Provided data:
+===+
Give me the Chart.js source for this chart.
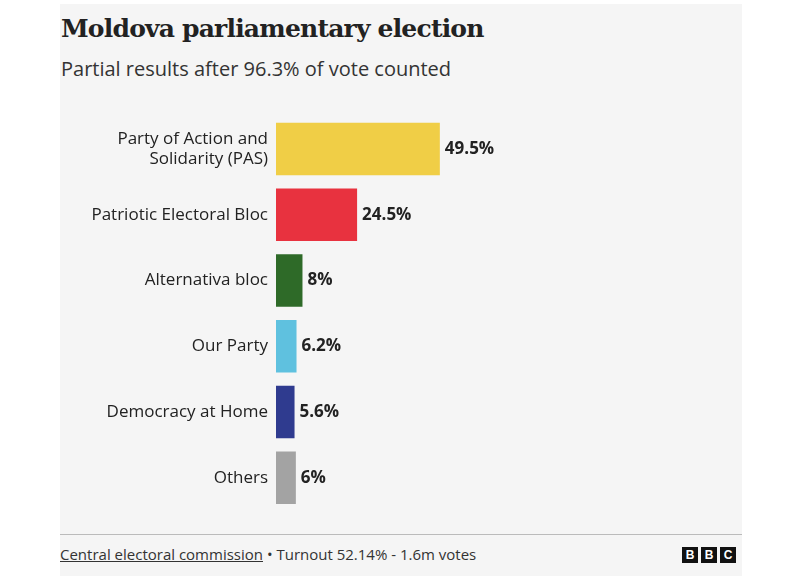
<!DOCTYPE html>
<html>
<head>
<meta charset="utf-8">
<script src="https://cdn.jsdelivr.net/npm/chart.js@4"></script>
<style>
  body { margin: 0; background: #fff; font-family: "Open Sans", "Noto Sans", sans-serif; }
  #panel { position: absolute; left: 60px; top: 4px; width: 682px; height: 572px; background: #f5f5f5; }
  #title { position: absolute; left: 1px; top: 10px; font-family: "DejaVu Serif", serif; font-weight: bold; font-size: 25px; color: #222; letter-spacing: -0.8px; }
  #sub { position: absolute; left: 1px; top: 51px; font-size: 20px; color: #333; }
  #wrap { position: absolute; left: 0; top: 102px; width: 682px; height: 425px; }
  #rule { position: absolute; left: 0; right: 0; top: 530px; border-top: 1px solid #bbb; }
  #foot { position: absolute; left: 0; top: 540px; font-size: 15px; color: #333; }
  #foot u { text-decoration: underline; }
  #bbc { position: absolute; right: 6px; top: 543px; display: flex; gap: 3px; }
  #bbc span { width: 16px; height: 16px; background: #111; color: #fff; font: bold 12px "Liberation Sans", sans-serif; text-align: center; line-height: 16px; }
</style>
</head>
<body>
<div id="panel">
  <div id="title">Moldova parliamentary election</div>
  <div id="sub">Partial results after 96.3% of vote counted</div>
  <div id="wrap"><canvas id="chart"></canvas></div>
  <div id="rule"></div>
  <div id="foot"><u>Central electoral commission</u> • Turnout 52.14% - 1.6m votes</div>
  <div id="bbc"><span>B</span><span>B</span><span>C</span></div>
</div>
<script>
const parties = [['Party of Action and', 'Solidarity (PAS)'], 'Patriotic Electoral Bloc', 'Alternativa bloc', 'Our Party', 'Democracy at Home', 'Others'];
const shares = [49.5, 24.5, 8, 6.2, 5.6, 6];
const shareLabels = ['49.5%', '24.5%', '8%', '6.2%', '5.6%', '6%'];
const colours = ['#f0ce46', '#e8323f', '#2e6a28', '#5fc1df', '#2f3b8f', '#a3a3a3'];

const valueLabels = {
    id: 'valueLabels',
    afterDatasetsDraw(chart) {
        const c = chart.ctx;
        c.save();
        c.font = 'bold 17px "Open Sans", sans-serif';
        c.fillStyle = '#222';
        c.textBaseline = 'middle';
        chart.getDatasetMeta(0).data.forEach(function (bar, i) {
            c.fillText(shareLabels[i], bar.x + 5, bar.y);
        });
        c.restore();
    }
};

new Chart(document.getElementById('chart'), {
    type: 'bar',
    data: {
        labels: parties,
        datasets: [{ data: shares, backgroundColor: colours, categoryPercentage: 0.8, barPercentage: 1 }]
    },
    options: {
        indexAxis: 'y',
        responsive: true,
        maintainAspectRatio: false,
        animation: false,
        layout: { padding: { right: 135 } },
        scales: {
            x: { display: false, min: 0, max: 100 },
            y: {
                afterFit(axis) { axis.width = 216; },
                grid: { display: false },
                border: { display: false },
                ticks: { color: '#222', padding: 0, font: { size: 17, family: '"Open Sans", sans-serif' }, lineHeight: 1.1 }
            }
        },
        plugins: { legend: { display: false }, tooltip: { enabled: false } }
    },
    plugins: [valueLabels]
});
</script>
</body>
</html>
+===+
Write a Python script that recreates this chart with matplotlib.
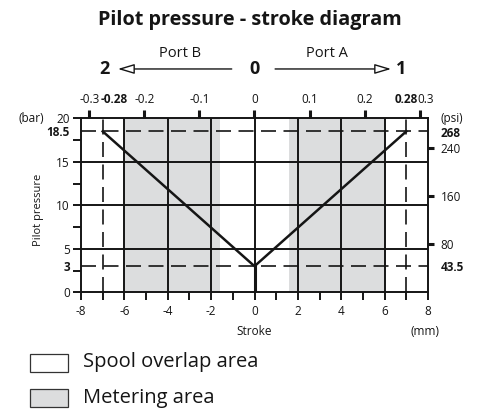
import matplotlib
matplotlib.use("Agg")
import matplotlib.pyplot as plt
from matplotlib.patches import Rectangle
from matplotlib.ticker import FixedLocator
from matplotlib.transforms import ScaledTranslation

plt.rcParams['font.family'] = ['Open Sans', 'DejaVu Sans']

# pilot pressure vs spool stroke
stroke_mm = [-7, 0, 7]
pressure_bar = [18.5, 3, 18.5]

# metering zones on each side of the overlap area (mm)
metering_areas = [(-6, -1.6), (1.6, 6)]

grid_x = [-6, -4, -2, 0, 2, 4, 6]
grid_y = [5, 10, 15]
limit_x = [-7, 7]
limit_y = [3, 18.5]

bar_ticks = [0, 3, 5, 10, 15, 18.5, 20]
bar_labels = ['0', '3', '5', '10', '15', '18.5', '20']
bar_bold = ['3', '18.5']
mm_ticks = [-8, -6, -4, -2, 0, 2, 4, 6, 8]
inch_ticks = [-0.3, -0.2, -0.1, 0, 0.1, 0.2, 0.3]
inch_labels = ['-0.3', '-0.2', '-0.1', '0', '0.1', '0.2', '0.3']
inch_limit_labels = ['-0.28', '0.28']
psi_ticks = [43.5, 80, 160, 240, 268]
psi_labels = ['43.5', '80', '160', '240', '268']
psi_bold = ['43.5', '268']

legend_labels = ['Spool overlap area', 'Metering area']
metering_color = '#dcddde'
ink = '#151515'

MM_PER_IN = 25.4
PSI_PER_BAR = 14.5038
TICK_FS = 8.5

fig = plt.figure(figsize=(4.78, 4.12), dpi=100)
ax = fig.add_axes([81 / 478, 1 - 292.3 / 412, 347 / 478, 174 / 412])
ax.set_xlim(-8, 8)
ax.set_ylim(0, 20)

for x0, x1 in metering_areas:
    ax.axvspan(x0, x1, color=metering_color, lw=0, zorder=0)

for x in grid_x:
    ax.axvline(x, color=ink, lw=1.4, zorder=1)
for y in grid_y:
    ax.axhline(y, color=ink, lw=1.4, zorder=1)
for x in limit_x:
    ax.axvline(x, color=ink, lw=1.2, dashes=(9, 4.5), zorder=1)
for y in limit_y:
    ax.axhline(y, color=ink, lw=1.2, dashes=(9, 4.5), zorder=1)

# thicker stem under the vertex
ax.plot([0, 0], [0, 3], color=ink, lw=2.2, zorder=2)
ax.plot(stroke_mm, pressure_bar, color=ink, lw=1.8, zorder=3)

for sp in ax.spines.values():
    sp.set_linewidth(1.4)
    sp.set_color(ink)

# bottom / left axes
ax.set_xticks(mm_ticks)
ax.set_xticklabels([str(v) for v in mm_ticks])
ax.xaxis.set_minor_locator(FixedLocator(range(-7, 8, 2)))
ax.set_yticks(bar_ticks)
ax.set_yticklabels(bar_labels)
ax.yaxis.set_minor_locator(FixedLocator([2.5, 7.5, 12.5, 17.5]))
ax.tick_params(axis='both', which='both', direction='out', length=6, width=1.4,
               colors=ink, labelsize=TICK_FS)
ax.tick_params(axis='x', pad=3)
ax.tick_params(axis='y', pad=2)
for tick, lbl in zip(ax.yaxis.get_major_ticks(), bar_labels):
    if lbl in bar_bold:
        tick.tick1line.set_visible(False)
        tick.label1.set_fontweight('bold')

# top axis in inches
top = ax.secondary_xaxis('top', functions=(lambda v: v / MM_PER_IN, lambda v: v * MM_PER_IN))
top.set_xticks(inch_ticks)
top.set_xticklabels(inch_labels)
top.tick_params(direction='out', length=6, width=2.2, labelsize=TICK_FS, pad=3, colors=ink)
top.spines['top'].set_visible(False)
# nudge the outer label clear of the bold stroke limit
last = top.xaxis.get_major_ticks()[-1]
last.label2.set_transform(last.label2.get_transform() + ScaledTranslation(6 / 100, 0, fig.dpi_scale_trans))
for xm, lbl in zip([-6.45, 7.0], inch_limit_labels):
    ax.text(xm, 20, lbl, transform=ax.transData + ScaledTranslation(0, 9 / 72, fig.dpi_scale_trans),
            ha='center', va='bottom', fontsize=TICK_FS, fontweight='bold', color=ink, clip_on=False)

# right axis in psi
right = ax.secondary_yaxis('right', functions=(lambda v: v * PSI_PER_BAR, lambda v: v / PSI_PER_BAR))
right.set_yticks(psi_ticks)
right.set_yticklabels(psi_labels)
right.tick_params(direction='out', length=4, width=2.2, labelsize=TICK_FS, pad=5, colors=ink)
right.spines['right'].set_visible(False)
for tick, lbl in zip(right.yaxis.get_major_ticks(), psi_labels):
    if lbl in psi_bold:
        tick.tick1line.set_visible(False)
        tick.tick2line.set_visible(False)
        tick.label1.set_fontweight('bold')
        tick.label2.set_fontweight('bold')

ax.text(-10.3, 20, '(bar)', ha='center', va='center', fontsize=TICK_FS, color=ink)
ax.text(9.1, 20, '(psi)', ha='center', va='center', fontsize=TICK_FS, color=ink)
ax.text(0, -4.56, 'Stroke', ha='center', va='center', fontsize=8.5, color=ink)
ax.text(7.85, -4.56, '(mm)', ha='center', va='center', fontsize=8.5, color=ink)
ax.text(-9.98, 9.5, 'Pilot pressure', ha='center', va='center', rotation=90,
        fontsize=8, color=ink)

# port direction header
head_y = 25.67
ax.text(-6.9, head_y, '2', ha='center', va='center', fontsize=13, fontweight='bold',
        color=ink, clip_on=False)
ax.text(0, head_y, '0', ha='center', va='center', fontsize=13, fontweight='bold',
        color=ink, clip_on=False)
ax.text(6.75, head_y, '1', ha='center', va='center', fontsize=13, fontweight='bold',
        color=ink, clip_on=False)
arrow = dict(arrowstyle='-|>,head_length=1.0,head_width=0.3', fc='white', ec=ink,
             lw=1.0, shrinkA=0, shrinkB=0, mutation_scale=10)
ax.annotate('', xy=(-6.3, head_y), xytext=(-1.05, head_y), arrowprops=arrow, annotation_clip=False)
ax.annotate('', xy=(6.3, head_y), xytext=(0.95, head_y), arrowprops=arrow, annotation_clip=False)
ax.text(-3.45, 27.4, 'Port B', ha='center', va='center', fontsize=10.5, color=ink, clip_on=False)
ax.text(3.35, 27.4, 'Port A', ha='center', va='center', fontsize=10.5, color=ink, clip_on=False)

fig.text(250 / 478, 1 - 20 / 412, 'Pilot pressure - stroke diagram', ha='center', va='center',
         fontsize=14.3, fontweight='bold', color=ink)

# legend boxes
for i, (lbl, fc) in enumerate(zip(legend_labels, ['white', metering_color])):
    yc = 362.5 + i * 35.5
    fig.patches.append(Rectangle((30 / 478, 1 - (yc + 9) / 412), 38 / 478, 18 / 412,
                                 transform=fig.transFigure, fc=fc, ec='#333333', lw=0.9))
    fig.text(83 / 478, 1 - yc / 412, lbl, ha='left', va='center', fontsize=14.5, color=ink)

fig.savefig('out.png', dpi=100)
+===+
Given exercise: Only the lines starting at the line with "Write a Python" and ending at the line with "sp.set_color(ink)" should be printed again, exactly and with both ends kept; omit the pictures.

Written solution:
Write a Python script that recreates this chart with matplotlib.
import matplotlib
matplotlib.use("Agg")
import matplotlib.pyplot as plt
from matplotlib.patches import Rectangle
from matplotlib.ticker import FixedLocator
from matplotlib.transforms import ScaledTranslation

plt.rcParams['font.family'] = ['Open Sans', 'DejaVu Sans']

# pilot pressure vs spool stroke
stroke_mm = [-7, 0, 7]
pressure_bar = [18.5, 3, 18.5]

# metering zones on each side of the overlap area (mm)
metering_areas = [(-6, -1.6), (1.6, 6)]

grid_x = [-6, -4, -2, 0, 2, 4, 6]
grid_y = [5, 10, 15]
limit_x = [-7, 7]
limit_y = [3, 18.5]

bar_ticks = [0, 3, 5, 10, 15, 18.5, 20]
bar_labels = ['0', '3', '5', '10', '15', '18.5', '20']
bar_bold = ['3', '18.5']
mm_ticks = [-8, -6, -4, -2, 0, 2, 4, 6, 8]
inch_ticks = [-0.3, -0.2, -0.1, 0, 0.1, 0.2, 0.3]
inch_labels = ['-0.3', '-0.2', '-0.1', '0', '0.1', '0.2', '0.3']
inch_limit_labels = ['-0.28', '0.28']
psi_ticks = [43.5, 80, 160, 240, 268]
psi_labels = ['43.5', '80', '160', '240', '268']
psi_bold = ['43.5', '268']

legend_labels = ['Spool overlap area', 'Metering area']
metering_color = '#dcddde'
ink = '#151515'

MM_PER_IN = 25.4
PSI_PER_BAR = 14.5038
TICK_FS = 8.5

fig = plt.figure(figsize=(4.78, 4.12), dpi=100)
ax = fig.add_axes([81 / 478, 1 - 292.3 / 412, 347 / 478, 174 / 412])
ax.set_xlim(-8, 8)
ax.set_ylim(0, 20)

for x0, x1 in metering_areas:
    ax.axvspan(x0, x1, color=metering_color, lw=0, zorder=0)

for x in grid_x:
    ax.axvline(x, color=ink, lw=1.4, zorder=1)
for y in grid_y:
    ax.axhline(y, color=ink, lw=1.4, zorder=1)
for x in limit_x:
    ax.axvline(x, color=ink, lw=1.2, dashes=(9, 4.5), zorder=1)
for y in limit_y:
    ax.axhline(y, color=ink, lw=1.2, dashes=(9, 4.5), zorder=1)

# thicker stem under the vertex
ax.plot([0, 0], [0, 3], color=ink, lw=2.2, zorder=2)
ax.plot(stroke_mm, pressure_bar, color=ink, lw=1.8, zorder=3)

for sp in ax.spines.values():
    sp.set_linewidth(1.4)
    sp.set_color(ink)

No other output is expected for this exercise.